→ DESCRIPTION OF THE TASK: Skipping all pictures, set down the lines of the listing from the first through the one with "const frameTailLevel = [1.86, 2.08];".

→ DATASET CONTENT:
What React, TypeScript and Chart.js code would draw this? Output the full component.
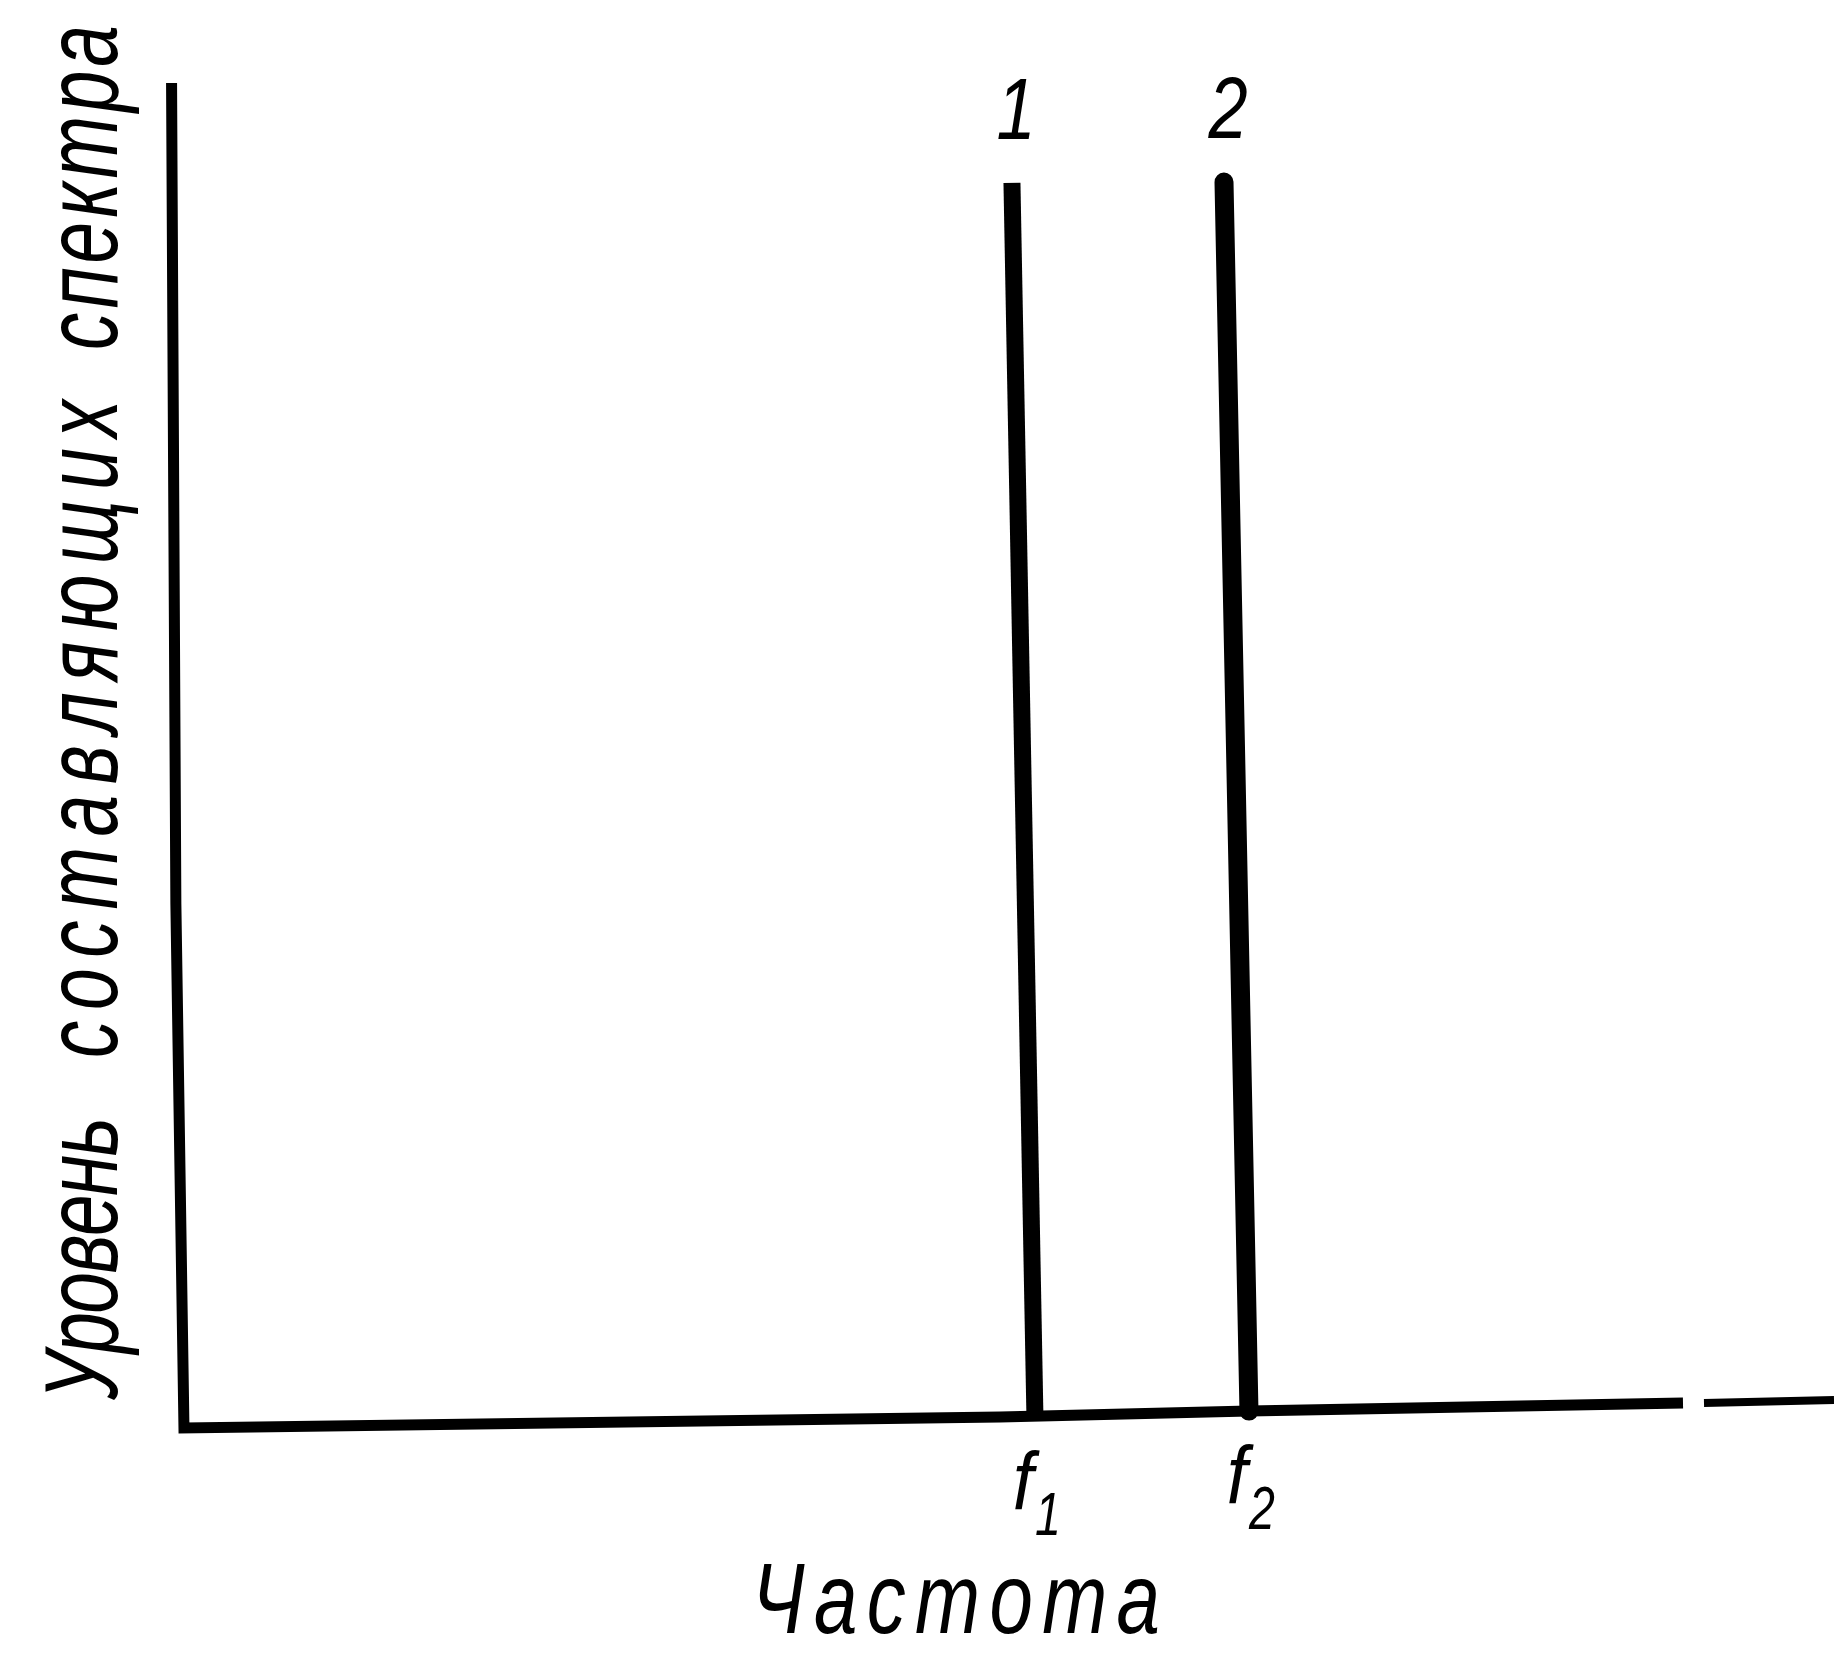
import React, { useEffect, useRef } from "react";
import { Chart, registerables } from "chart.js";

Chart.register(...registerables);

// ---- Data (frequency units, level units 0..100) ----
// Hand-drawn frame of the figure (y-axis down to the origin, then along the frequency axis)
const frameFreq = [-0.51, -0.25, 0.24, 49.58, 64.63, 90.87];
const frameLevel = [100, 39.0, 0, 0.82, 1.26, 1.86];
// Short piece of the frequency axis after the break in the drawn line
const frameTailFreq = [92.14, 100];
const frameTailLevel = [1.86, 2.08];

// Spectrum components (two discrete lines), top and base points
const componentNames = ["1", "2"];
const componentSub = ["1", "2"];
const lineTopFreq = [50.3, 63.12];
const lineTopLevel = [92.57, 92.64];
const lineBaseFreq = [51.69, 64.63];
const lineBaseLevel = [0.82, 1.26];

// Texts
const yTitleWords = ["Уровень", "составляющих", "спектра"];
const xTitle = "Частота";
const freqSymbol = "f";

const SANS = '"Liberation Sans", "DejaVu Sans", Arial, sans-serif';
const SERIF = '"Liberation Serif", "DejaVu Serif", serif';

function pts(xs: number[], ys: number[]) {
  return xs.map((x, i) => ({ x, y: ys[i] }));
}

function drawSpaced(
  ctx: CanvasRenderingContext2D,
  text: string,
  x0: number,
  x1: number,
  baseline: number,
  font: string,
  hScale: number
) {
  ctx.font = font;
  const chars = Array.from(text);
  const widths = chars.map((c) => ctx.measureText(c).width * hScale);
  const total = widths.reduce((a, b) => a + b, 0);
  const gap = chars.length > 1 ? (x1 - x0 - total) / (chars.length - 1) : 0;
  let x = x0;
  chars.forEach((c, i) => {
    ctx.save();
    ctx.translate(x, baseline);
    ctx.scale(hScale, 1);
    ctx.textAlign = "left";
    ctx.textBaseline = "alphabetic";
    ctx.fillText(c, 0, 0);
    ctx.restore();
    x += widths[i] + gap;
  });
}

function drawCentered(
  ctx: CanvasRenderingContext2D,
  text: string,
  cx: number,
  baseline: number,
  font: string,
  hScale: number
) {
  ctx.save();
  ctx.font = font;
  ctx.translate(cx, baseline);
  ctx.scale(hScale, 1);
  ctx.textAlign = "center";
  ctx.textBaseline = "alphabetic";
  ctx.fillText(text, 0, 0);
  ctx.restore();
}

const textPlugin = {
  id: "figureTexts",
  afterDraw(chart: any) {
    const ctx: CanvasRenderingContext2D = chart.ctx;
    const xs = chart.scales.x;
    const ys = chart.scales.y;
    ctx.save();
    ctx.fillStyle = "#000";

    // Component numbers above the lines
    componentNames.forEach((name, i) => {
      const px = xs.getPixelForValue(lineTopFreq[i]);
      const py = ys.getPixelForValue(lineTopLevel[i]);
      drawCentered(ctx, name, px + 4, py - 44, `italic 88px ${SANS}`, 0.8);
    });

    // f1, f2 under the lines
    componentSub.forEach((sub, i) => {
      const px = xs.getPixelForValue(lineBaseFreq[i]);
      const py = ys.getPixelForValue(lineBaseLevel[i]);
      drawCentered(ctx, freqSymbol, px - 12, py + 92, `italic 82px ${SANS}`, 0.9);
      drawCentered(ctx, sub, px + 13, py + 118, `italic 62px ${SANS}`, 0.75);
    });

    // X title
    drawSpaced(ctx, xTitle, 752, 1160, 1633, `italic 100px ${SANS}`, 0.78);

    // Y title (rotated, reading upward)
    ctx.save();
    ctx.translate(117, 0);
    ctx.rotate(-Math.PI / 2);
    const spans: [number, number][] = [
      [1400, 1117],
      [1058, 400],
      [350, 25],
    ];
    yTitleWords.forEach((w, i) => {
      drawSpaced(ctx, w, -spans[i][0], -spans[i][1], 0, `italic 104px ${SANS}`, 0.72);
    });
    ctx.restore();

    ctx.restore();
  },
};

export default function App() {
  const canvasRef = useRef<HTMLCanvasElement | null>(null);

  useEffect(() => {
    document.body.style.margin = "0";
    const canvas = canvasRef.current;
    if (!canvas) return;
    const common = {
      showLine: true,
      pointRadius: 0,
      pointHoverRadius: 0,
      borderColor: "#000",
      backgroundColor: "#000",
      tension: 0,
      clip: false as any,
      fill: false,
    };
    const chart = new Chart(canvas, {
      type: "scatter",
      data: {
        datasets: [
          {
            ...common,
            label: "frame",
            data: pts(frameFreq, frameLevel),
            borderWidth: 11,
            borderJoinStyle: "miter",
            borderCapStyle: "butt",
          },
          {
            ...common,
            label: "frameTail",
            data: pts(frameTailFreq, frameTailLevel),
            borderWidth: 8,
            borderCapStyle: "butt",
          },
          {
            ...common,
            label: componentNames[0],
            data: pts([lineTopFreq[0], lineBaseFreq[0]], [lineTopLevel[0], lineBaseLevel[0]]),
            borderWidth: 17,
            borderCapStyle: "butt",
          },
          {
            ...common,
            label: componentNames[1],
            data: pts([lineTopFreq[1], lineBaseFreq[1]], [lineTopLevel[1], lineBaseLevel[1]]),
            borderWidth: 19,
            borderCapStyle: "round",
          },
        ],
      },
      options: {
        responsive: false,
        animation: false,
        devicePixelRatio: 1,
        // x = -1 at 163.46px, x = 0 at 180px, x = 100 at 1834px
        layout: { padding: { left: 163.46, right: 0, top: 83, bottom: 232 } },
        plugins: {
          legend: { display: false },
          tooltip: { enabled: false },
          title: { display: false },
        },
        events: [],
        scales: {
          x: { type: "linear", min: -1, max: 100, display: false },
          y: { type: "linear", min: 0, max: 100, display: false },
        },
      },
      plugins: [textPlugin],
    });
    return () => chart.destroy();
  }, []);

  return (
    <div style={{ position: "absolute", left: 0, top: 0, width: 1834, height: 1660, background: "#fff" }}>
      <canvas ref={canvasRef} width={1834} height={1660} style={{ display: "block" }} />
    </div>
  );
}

→ WRITTEN SOLUTION:
What React, TypeScript and Chart.js code would draw this? Output the full component.
import React, { useEffect, useRef } from "react";
import { Chart, registerables } from "chart.js";

Chart.register(...registerables);

// ---- Data (frequency units, level units 0..100) ----
// Hand-drawn frame of the figure (y-axis down to the origin, then along the frequency axis)
const frameFreq = [-0.51, -0.25, 0.24, 49.58, 64.63, 90.87];
const frameLevel = [100, 39.0, 0, 0.82, 1.26, 1.86];
// Short piece of the frequency axis after the break in the drawn line
const frameTailFreq = [92.14, 100];
const frameTailLevel = [1.86, 2.08];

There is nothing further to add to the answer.